Management is now empowered with better understanding to build out the new entrepreneurial UWI in order to close the US$25 million deficit within the multi-campus, consolidated eco-system. Government arrears that stood in 2015 at a record high of US$117 million is now reduced to US$45 million. Already the new commitment is yielding significant results.
Coming out of our 2019 Management Strategy Retreat we rolled out the New Financial Plan 2020 to 2025. In addition to implementing a 10% cut in expenditure, it proposed a 10% increase in entrepreneurial revenue. A multimillion dollar revenue strategy is being implemented that focuses on new markets for our academic services.
Already very good short-term results are being reported with multimillion dollar contracts and agreements signed and being executed. Agreements to take the university to the regional capital market are in place and 2022 will witness the roll out of these measures. Short- and medium- term strategies, therefore, are in place to see the university meet its revised self-financing targets. These strategies were promised. Outcomes will be delivered.

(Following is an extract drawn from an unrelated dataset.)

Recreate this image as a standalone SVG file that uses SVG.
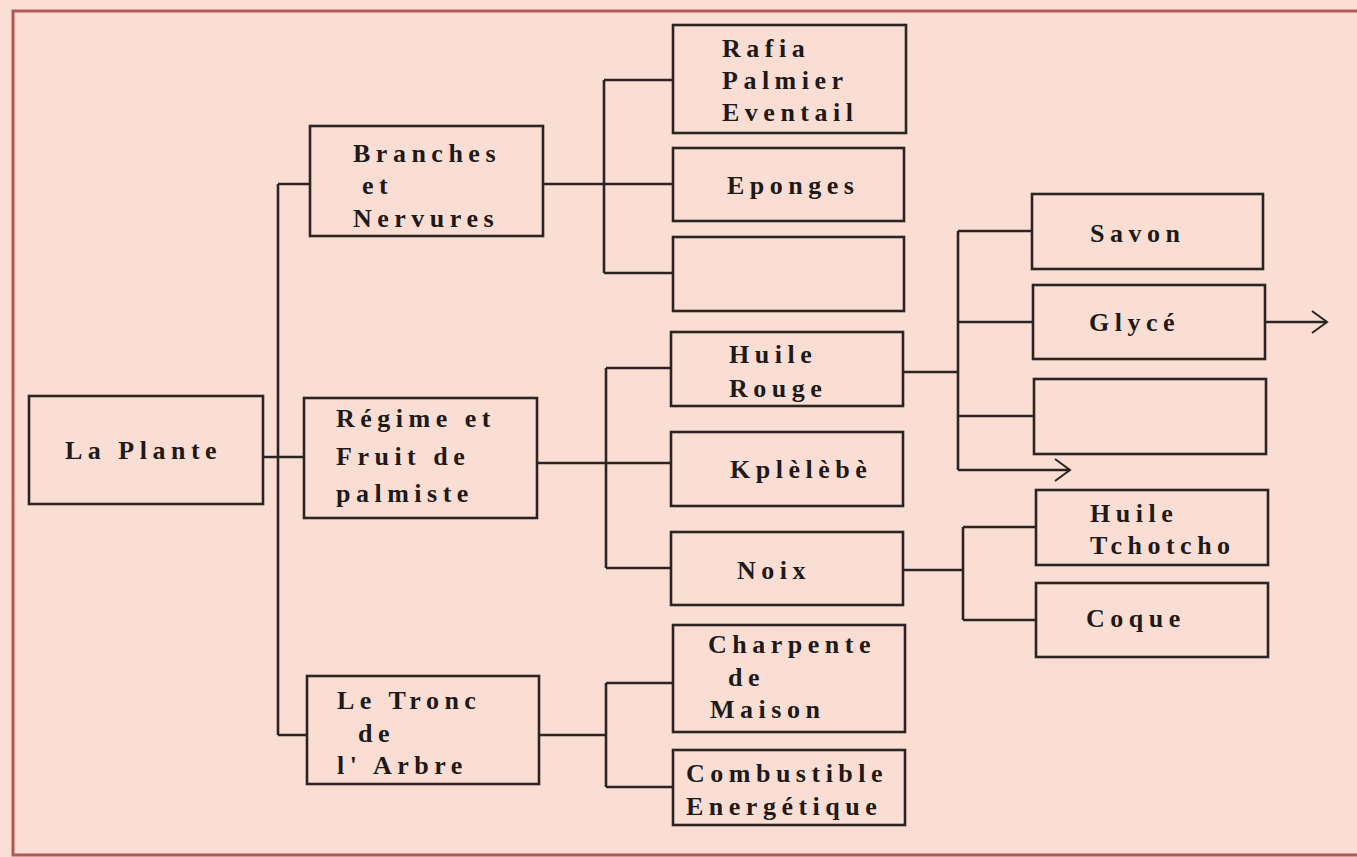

The Revenue Revolution, then, is well on its way in a new and unprecedented fashion. It's a moment that was imagined and is being managed. It was planned and is being implemented. The activist university will honour its pledges and maintain its strategic integrity.
We are not afraid of the volatile world; we have visions for it and energy to meet it face on as an example of Caribbean resilience and thriving. We are amongst "the best in the developing West" and have shown the significance of such a hard-earned status.
The year in review, then, was a period of academic prosperity in the face of the regional financial and health ferocity faced by the stakeholder family. We stood our ground and defended our communities and nations, serving them as we are mandated to do. The UWI is in a good, strategic position; to erase tomorrow what is today's deficit. We are grateful for the extraordinary support received during the year. It will be the seed of tomorrow's fruit.